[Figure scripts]

◇ ◇ ◇ ◇ ◇ ◇ ◇

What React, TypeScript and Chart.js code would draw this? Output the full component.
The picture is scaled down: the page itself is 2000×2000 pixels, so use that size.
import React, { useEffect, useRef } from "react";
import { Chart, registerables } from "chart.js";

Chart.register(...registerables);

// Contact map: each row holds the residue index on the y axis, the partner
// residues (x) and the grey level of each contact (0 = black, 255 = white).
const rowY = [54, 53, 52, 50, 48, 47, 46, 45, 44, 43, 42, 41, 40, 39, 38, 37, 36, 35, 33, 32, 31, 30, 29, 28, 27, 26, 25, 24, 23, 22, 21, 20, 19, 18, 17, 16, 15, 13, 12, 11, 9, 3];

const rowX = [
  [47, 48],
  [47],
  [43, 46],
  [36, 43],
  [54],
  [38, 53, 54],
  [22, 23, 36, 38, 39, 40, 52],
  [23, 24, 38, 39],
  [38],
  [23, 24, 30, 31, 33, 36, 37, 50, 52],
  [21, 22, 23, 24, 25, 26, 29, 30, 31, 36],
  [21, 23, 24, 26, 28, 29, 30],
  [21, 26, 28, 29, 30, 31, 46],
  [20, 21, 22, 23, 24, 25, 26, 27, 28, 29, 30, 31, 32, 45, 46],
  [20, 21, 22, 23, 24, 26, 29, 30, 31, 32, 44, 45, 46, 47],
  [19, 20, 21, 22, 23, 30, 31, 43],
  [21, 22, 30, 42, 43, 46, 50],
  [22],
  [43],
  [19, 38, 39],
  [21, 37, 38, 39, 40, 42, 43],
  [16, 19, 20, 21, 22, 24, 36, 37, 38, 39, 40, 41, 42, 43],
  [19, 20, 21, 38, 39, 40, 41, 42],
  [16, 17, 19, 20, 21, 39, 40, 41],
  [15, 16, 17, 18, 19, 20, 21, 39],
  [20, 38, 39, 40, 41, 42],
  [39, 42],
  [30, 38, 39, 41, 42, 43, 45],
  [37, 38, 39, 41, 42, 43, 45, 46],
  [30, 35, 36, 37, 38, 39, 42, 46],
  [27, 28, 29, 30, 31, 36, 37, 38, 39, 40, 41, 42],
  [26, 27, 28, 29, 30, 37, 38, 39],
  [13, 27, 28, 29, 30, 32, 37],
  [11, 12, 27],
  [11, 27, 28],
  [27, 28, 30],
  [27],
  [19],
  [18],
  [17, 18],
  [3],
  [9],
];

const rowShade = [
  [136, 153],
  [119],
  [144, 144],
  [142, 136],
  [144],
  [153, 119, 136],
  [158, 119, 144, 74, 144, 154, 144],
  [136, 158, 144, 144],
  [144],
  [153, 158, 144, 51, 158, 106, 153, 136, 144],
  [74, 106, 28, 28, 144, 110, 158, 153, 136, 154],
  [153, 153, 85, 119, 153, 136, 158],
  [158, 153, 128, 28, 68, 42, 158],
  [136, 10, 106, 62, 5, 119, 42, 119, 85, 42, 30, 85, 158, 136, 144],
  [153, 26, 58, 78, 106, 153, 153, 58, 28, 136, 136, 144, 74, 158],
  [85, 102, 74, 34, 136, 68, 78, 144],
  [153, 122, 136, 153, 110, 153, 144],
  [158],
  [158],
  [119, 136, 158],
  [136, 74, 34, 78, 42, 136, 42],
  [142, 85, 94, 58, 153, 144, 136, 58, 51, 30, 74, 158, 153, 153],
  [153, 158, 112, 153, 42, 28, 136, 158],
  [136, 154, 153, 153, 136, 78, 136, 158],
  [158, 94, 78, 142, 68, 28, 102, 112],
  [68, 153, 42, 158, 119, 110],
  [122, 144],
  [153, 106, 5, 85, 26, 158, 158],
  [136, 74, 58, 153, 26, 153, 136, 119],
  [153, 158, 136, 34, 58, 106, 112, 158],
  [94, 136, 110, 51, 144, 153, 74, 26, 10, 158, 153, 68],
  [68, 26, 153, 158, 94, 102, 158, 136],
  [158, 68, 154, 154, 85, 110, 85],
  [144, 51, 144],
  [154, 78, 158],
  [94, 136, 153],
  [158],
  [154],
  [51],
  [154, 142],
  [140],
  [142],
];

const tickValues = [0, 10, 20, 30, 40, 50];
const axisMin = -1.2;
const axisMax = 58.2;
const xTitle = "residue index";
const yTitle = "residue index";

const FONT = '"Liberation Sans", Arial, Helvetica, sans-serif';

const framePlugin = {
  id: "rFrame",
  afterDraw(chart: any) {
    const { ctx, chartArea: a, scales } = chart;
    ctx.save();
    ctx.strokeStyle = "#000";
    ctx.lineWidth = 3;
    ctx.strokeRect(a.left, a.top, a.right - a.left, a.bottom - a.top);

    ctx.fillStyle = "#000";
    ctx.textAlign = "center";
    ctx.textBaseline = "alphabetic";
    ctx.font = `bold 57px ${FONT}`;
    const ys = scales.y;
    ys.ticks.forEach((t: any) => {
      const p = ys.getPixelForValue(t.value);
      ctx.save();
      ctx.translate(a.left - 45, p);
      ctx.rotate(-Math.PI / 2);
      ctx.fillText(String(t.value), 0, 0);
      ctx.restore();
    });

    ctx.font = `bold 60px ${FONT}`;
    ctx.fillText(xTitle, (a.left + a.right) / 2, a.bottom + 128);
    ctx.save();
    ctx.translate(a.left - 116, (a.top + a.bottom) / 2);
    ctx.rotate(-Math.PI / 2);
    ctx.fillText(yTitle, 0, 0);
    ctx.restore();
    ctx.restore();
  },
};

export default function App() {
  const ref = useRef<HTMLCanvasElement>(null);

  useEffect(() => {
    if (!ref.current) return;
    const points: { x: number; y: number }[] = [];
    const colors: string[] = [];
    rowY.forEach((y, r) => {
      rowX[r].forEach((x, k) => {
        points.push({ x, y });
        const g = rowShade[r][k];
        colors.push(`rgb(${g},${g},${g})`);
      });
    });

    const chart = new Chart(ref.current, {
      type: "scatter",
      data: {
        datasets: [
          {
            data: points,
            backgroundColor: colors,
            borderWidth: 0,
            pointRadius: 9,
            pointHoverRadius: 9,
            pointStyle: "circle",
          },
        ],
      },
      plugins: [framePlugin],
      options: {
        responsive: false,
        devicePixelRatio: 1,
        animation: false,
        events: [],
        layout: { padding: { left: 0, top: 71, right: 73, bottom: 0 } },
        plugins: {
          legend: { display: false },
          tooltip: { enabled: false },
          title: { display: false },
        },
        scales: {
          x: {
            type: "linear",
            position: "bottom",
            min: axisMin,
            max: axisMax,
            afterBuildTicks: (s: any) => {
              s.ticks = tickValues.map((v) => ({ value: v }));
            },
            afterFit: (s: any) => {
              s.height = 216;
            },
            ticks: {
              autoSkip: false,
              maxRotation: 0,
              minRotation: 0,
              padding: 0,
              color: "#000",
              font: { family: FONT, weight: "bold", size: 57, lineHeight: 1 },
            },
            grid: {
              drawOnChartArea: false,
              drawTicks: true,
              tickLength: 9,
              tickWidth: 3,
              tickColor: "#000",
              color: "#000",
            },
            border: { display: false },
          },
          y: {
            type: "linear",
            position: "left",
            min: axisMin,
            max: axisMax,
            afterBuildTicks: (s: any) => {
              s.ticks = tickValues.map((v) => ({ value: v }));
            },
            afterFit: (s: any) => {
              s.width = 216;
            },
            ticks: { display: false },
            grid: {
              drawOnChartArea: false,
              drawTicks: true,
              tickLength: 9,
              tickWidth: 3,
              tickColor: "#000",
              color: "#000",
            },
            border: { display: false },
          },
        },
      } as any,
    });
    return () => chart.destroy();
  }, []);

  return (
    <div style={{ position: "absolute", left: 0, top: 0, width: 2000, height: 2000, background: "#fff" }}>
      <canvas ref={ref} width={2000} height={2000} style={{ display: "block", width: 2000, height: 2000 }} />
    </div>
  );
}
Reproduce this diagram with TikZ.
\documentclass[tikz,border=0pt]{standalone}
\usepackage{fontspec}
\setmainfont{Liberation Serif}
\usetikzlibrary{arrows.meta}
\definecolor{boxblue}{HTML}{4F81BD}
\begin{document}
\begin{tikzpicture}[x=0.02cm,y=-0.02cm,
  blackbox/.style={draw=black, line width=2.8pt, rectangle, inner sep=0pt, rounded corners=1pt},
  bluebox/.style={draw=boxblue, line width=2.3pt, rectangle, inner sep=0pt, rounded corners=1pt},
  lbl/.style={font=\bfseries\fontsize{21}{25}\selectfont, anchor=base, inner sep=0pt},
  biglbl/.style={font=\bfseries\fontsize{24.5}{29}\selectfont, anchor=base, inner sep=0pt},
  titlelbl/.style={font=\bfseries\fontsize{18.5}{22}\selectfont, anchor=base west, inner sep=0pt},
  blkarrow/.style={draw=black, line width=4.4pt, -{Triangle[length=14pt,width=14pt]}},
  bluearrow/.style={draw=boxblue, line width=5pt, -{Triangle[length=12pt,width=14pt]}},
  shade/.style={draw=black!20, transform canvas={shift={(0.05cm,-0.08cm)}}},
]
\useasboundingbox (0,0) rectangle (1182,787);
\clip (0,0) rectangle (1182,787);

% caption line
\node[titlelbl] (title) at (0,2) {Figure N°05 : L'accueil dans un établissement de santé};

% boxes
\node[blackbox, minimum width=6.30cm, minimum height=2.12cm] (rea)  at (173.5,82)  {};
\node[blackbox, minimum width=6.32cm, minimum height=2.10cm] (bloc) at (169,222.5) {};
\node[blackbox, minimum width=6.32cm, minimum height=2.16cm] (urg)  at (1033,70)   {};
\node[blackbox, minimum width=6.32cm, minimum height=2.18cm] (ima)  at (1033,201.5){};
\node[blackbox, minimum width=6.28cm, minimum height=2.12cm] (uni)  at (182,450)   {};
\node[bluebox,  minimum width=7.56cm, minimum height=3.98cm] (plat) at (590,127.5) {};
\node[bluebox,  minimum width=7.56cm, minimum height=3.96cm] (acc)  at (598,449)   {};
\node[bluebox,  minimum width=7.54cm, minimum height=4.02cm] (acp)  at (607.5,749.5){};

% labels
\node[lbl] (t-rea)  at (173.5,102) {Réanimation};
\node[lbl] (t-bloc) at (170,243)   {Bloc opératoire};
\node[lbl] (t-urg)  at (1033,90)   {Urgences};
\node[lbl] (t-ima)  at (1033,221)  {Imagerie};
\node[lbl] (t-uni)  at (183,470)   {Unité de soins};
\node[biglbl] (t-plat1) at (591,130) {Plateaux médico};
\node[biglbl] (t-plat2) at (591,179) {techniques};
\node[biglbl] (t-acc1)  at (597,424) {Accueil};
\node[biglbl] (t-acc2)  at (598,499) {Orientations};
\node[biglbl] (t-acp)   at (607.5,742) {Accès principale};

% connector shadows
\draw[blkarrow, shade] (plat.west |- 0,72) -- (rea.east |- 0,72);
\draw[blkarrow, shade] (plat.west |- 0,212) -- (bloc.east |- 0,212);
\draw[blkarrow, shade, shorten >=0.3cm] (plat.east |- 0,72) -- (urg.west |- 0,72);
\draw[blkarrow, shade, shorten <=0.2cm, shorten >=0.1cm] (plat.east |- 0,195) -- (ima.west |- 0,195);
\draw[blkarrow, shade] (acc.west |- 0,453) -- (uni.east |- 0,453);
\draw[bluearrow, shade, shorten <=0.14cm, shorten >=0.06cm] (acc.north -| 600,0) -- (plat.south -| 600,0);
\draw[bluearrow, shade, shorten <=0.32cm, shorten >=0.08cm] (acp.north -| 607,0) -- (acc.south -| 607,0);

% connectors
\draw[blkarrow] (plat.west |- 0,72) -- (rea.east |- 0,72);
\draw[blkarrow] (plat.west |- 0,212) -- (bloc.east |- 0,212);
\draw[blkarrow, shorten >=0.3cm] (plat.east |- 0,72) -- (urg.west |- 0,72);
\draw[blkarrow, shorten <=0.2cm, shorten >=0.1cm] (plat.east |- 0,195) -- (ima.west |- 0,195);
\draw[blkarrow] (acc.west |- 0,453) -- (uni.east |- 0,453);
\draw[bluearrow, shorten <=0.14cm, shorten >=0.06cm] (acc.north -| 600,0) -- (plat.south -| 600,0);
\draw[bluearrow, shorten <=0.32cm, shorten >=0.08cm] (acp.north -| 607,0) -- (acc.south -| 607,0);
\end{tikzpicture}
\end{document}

◇ ◇ ◇ ◇ ◇ ◇ ◇

_Given task_
Quote, with nothing altered, all lines from the start of the entries to the line that carries "12, 11, 9, 3];", inclusive.

_Result_
What React, TypeScript and Chart.js code would draw this? Output the full component.
The picture is scaled down: the page itself is 2000×2000 pixels, so use that size.
import React, { useEffect, useRef } from "react";
import { Chart, registerables } from "chart.js";

Chart.register(...registerables);

// Contact map: each row holds the residue index on the y axis, the partner
// residues (x) and the grey level of each contact (0 = black, 255 = white).
const rowY = [54, 53, 52, 50, 48, 47, 46, 45, 44, 43, 42, 41, 40, 39, 38, 37, 36, 35, 33, 32, 31, 30, 29, 28, 27, 26, 25, 24, 23, 22, 21, 20, 19, 18, 17, 16, 15, 13, 12, 11, 9, 3];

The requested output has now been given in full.